▶ _LISTED RECORDS_
-- BEGIN --
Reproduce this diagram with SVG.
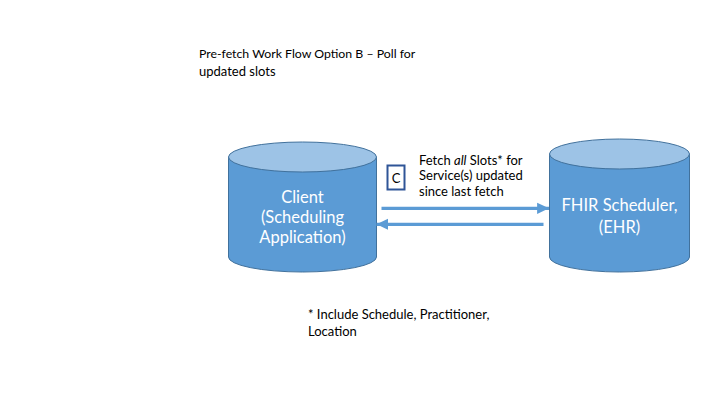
<svg xmlns="http://www.w3.org/2000/svg" width="720" height="405" viewBox="0 0 720 405">
<style>
.body{fill:#5B9BD5;stroke:#41719C;stroke-width:1}
.top{fill:#9DC3E6;stroke:#41719C;stroke-width:1}
.lbl{font-family:Lato,"Open Sans","Liberation Sans",sans-serif;fill:#FFFFFF;font-size:16.5px;text-anchor:middle}
.txt{font-family:Lato,"Open Sans","Liberation Sans",sans-serif;fill:#000000;font-size:13px}
.ttl{font-size:12.3px}
.arr{stroke:#5B9BD5;stroke-width:3.3;fill:none}
</style>
<defs>
<marker id="ah" markerWidth="4" markerHeight="4" refX="3.6" refY="2" orient="auto" markerUnits="strokeWidth">
<path d="M0,0.3 L3.6,2 L0,3.7 Z" fill="#5B9BD5"/>
</marker>
</defs>
<rect width="720" height="405" fill="#FFFFFF"/>
<g id="title">
<text class="txt ttl" x="199" y="58">Pre-fetch Work Flow Option B – Poll for</text>
<text class="txt" x="199" y="76">updated slots</text>
</g>
<g id="client">
<path class="body" d="M228.5,157 L228.5,257 A74,15 0 0 0 376.5,257 L376.5,157 Z"/>
<ellipse class="top" cx="302.5" cy="157" rx="74" ry="15"/>
<text class="lbl" x="302.5" y="202.5">Client</text>
<text class="lbl" x="302.5" y="222.5">(Scheduling</text>
<text class="lbl" x="302.5" y="242.5">Application)</text>
</g>
<g id="fhir">
<path class="body" d="M549.5,154 L549.5,257 A70,15 0 0 0 689.5,257 L689.5,154 Z"/>
<ellipse class="top" cx="619.5" cy="154" rx="70" ry="15"/>
<text class="lbl" x="619.5" y="211">FHIR Scheduler,</text>
<text class="lbl" x="619.5" y="232.5">(EHR)</text>
</g>
<g id="c-box">
<rect x="387.5" y="165.5" width="17" height="24" fill="#FFFFFF" stroke="#2F5597" stroke-width="2"/>
<text x="396" y="182.5" font-family="Lato,'Open Sans','Liberation Sans',sans-serif" font-size="13" fill="#000000" text-anchor="middle">C</text>
</g>
<g id="fetch-label">
<text class="txt" x="419" y="164.5">Fetch <tspan font-style="italic">all</tspan> Slots* for</text>
<text class="txt" x="419" y="180">Service(s) updated</text>
<text class="txt" x="419" y="196">since last fetch</text>
</g>
<g id="connectors">
<line class="arr" x1="381.5" y1="208.3" x2="549" y2="208.3" marker-end="url(#ah)"/>
<line class="arr" x1="543.5" y1="224.3" x2="376.5" y2="224.3" marker-end="url(#ah)"/>
</g>
<g id="footnote">
<text class="txt" x="308" y="318.5">* Include Schedule, Practitioner,</text>
<text class="txt" x="308" y="335.5">Location</text>
</g>
</svg>
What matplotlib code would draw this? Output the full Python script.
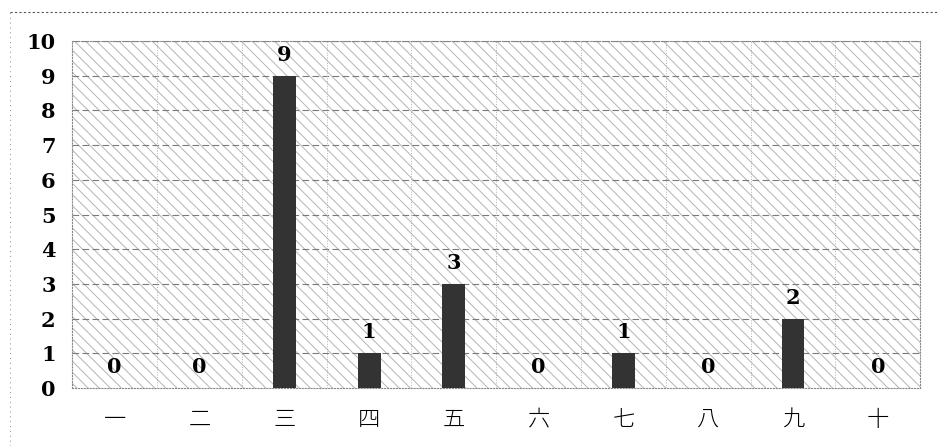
import matplotlib
matplotlib.use('Agg')
from matplotlib import pyplot as plt
from matplotlib.lines import Line2D
import numpy as np

# Data
categories = ['一', '二', '三', '四', '五', '六', '七', '八', '九', '十']
counts = [0, 0, 9, 1, 3, 0, 1, 0, 2, 0]
y_ticks = list(range(0, 11))

plt.rcParams['hatch.color'] = '#b4b4b4'
plt.rcParams['hatch.linewidth'] = 0.7

fig = plt.figure(figsize=(9.39, 4.46), dpi=100)
ax = fig.add_axes([0.077, 0.130, 0.903, 0.778])

# Hatched plot background
ax.patch.set_facecolor('white')
ax.patch.set_hatch('\\\\\\')
ax.patch.set_edgecolor('#b4b4b4')

x = np.arange(len(categories))
bars = ax.bar(x, counts, width=0.27, color='#333333', zorder=3)
ax.bar_label(bars, labels=[str(c) for c in counts], padding=8,
             fontsize=15, fontweight='bold', family='DejaVu Serif', zorder=4)

ax.set_xlim(-0.5, len(categories) - 0.5)
ax.set_ylim(0, 10)
ax.set_yticks(y_ticks)
ax.set_yticklabels([str(t) for t in y_ticks], family='DejaVu Serif',
                   fontweight='bold', fontsize=15)
ax.set_xticks(x)
ax.set_xticklabels(categories, family=['Noto Sans CJK JP', 'DejaVu Sans'],
                   fontsize=16, fontweight='light')
ax.tick_params(axis='y', length=0, pad=12)
ax.tick_params(axis='x', length=0, pad=15)

# Grid: dashed horizontal, dotted vertical at category boundaries
ax.set_axisbelow(True)
for yv in y_ticks[1:]:
    ax.axhline(yv, color='#7a7a7a', lw=0.8, ls=(0, (6, 3)), zorder=1)
for xv in np.arange(0.5, len(categories) - 0.5, 1.0):
    ax.axvline(xv, color='#b0b0b0', lw=0.7, ls=':', zorder=1)

for side in ['top', 'right', 'bottom', 'left']:
    ax.spines[side].set_color('#888888')
    ax.spines[side].set_linestyle(':')
    ax.spines[side].set_linewidth(0.8)

# Dotted outer frame (top and left)
fig.add_artist(Line2D([0.011, 1.0], [0.973, 0.973], transform=fig.transFigure,
                      color='#555555', lw=0.8, ls=(0, (2, 2))))
fig.add_artist(Line2D([0.011, 0.011], [0.0, 0.973], transform=fig.transFigure,
                      color='#888888', lw=0.7, ls=(0, (1, 4))))

fig.savefig('out.png', dpi=100)
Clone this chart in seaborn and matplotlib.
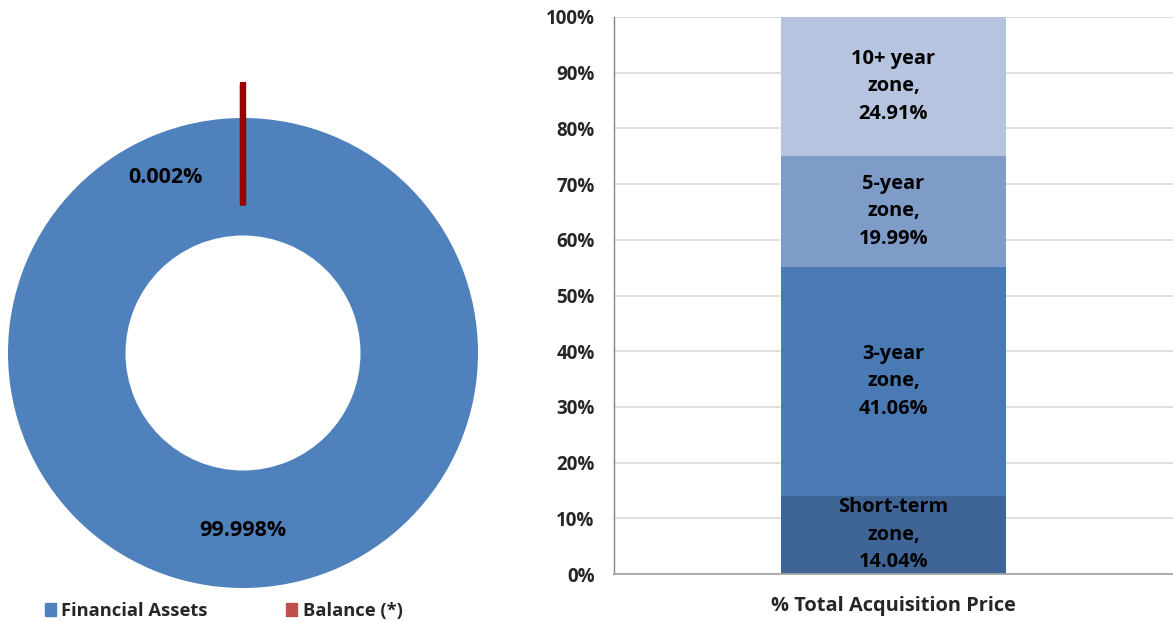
-- END --
▶ _TASK TO CARRY OUT_
Tally up the lines in the records containing the word "matplotlib", then give the count and nothing else.

▶ _SOLUTION TO THIS EXERCISE_
6